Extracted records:
________________

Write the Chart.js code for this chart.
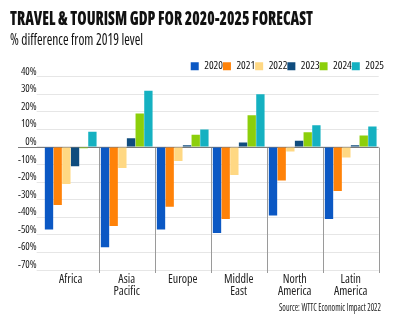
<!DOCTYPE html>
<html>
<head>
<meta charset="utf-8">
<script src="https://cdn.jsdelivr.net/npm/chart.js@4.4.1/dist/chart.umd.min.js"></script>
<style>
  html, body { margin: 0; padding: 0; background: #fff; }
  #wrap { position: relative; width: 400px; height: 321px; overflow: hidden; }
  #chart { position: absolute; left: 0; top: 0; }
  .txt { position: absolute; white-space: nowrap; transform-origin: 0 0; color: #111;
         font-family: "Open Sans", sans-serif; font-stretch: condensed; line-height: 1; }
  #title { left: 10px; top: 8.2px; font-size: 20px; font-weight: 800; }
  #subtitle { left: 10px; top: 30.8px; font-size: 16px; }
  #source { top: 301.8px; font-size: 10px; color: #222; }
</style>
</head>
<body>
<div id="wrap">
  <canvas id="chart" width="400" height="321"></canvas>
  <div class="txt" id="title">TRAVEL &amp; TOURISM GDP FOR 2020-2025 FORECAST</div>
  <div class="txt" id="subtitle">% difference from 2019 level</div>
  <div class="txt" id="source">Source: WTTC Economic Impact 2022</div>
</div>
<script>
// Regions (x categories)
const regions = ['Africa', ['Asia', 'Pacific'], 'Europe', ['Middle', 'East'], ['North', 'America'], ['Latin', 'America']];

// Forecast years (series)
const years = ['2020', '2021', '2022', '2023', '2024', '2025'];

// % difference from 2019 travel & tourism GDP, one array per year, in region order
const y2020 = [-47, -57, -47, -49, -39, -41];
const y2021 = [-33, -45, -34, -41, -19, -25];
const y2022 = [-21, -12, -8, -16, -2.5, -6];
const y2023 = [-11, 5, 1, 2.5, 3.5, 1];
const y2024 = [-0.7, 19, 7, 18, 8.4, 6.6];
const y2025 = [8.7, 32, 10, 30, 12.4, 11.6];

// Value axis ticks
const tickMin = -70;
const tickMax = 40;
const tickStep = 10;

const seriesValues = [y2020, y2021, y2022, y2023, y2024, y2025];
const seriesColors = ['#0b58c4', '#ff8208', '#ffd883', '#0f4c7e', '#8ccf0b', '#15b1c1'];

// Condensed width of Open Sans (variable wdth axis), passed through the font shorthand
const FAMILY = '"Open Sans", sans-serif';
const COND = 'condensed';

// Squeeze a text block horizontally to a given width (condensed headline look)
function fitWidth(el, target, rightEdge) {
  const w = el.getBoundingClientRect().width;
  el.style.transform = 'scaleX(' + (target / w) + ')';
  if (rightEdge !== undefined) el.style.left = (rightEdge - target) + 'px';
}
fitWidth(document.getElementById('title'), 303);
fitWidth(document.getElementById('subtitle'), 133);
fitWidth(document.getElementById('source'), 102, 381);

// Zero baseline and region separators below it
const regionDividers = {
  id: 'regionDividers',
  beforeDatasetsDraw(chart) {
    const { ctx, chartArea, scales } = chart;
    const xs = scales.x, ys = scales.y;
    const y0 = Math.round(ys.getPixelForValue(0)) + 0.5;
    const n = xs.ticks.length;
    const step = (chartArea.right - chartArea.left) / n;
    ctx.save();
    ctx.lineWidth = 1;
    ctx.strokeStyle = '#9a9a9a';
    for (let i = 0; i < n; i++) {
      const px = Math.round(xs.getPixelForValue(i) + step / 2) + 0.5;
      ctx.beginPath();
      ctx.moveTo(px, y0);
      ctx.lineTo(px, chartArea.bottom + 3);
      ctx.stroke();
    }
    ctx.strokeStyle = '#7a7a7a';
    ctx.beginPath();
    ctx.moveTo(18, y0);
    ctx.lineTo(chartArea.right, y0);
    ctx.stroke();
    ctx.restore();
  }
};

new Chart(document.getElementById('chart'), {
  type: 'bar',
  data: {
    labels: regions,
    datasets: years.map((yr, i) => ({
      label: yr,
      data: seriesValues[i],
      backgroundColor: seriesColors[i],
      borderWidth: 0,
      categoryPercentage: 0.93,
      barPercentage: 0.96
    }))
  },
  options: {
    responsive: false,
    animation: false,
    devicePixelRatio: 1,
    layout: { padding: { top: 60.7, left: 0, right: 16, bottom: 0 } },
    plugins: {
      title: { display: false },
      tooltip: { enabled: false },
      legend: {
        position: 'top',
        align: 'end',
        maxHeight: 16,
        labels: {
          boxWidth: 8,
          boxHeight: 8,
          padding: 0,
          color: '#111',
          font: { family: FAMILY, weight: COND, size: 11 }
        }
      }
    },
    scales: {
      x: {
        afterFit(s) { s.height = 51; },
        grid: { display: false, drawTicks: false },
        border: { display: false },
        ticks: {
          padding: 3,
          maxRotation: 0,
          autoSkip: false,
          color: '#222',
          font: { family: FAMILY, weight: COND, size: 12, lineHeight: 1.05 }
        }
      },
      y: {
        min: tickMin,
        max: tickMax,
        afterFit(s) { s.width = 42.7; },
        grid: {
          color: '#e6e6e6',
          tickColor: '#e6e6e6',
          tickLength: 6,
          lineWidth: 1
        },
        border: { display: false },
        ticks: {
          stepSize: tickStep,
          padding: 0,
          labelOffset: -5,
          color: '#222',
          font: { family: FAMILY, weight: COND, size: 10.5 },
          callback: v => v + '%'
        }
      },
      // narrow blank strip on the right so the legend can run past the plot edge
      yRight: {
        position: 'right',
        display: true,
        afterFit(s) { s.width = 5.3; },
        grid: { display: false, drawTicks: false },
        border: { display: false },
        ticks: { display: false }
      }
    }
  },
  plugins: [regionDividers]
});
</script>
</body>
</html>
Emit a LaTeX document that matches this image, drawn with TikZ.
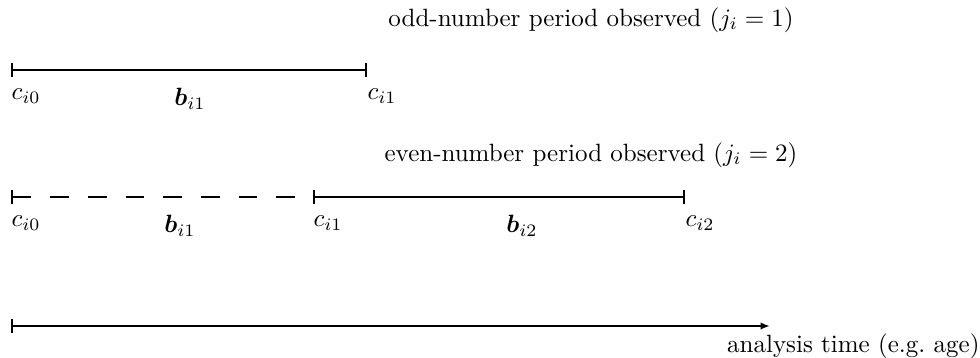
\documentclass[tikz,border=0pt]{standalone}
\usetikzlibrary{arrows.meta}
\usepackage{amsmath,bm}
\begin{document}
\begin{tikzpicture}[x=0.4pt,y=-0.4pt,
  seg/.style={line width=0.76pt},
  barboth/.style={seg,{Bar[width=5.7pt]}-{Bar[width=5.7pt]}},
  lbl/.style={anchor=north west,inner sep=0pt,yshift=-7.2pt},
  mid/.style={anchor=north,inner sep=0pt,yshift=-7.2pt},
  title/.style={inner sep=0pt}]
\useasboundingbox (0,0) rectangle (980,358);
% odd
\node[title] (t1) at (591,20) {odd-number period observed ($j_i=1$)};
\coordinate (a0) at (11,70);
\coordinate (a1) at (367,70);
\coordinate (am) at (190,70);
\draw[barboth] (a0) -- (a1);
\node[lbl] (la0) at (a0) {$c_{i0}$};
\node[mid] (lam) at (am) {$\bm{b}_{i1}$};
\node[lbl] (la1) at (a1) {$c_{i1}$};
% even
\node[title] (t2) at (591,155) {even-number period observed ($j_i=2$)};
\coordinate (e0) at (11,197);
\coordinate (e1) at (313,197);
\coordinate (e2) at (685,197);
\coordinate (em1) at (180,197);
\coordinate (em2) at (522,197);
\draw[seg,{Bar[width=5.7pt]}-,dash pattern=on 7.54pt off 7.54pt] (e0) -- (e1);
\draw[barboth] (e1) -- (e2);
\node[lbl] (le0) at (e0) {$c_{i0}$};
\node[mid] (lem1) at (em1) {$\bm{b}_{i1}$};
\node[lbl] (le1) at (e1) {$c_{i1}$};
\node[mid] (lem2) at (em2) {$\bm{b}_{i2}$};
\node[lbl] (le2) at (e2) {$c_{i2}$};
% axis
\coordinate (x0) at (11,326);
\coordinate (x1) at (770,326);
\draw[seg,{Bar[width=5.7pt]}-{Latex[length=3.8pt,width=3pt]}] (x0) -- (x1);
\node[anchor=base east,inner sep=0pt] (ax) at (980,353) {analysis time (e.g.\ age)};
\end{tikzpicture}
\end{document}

________________

> DIRECTIVE
Extract each line from the entries above that contains the string "this".

> SOLUTION TO THE PROBLEM
Write the Chart.js code for this chart.
Emit a LaTeX document that matches this image, drawn with TikZ.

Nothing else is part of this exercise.